In February 1837, the African Institute was established in Cheyney, Pennsylvania, at the bequest of Quaker philanthropist Richard Humphreys. He had designated $10,000, a tenth of his estate, “to instruct the descendants of the African race in school learning, in the various branches of the mechanic arts, trades and agriculture, in order to prepare and fit and qualify them to act as teachers.”

Today, the school is called Cheyney University, the first of what would later be known as historically Black colleges and universities, or HBCUs. According to the Smithsonian’s National Museum of African American History and Culture (NMAAHC), from the 1860s to 1900, more than 90 of these institutions were established—including Shaw University, the first to be founded after the Civil War. The Higher Education Act of 1965 noted that HBCUs “have contributed significantly to the effort to attain equal opportunity through postsecondary education for Black, low-income and educationally disadvantaged Americans.”

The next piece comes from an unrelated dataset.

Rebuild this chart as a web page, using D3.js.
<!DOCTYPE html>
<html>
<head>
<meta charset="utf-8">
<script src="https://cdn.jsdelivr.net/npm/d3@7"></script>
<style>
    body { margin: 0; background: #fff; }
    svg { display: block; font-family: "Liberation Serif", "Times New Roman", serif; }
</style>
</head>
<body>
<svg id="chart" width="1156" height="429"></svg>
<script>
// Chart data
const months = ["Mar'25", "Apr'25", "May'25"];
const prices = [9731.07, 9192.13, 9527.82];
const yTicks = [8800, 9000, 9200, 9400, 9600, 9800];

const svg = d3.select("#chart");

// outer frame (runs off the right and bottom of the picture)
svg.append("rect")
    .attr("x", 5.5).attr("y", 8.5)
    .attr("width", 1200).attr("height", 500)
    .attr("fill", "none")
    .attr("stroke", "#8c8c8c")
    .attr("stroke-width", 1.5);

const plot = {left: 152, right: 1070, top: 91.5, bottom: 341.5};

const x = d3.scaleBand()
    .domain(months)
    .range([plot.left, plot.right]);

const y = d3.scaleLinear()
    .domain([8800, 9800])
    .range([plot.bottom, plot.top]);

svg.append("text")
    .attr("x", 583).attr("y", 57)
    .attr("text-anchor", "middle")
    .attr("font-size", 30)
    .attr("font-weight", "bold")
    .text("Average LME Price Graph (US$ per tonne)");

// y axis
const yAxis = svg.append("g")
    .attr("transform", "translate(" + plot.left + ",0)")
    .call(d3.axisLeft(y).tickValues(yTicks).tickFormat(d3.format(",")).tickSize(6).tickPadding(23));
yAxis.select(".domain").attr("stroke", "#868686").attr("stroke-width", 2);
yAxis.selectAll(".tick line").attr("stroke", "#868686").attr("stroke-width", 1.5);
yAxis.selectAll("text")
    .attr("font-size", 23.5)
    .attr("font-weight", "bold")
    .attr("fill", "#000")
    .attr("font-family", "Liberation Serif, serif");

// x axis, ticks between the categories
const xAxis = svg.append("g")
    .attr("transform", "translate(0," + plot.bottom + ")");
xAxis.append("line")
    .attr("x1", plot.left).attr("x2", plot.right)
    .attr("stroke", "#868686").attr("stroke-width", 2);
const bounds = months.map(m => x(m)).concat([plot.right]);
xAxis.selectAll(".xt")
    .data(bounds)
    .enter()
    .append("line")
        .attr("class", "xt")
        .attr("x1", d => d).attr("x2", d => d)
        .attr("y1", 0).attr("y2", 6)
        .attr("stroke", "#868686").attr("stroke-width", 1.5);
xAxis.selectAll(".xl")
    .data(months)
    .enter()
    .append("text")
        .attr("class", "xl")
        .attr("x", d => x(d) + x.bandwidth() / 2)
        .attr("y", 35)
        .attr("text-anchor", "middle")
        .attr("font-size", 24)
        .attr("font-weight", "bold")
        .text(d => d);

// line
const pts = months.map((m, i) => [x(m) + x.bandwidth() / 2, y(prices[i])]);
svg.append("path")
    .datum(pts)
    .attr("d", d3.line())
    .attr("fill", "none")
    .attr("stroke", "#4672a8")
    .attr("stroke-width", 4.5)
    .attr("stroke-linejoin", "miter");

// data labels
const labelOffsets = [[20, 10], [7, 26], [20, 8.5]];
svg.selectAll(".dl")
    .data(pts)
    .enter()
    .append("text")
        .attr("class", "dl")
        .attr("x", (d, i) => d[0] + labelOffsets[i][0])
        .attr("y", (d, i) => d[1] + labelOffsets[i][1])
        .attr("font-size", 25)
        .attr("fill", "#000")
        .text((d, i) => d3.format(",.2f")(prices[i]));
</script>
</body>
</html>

Now the museum is telling the stories of these schools with a new exhibition, “At the Vanguard: Making and Saving History at HBCUs,” which celebrates the many contributions of the institutions to American life. “At the Vanguard” features a collection of objects culled from the museum’s partnerships with five historically Black universities: Clark Atlanta, Florida A&M, Jackson State, Texas Southern and Tuskegee.

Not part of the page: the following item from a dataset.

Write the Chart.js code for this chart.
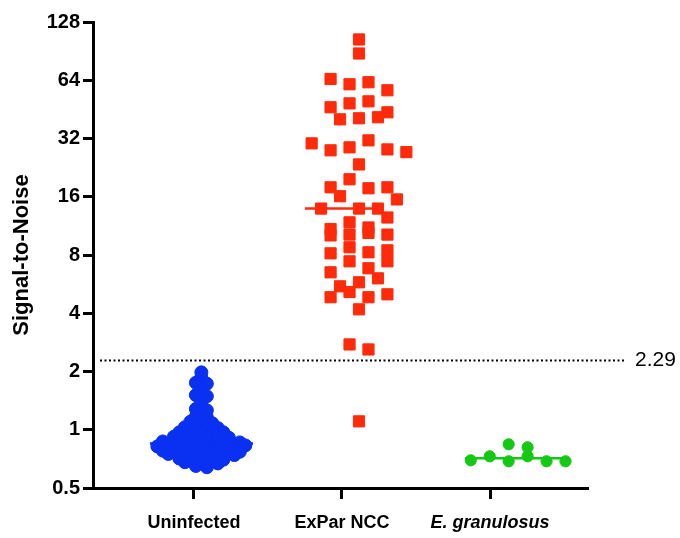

Four bricks handmade by Tuskegee University students illustrate the very material that composed the campus. “Many of the buildings were created by students,” says Deborah Tulani Salahu-Din, a researcher in Black American literary history who helped curate the exhibition. “They took classes in brickmaking and then they made the bricks and used them in the construction of many of the buildings on campus.” Some students were even able to help build the school in lieu of paying tuition.

Other artifacts on view include an oil painting by American artist William H. Johnson, lent by the Clark Atlanta University Art Museum, and a mixed-media sculpture by contemporary Cameroonian artist Franck Kemkeng Noah, lent by the University Museum at Texas Southern.

“HBCUs played the role in providing platforms and showcasing works that would otherwise just go neglected,” Salahu-Din says.

“At the Vanguard” also features objects from famous figures in Black American history, such as George Washington Carver’s typewritten notes about peanut oil and a rare 1942 printing of For My People by poet Margaret Walker, from Tuskegee and Jackson State Universities, respectively.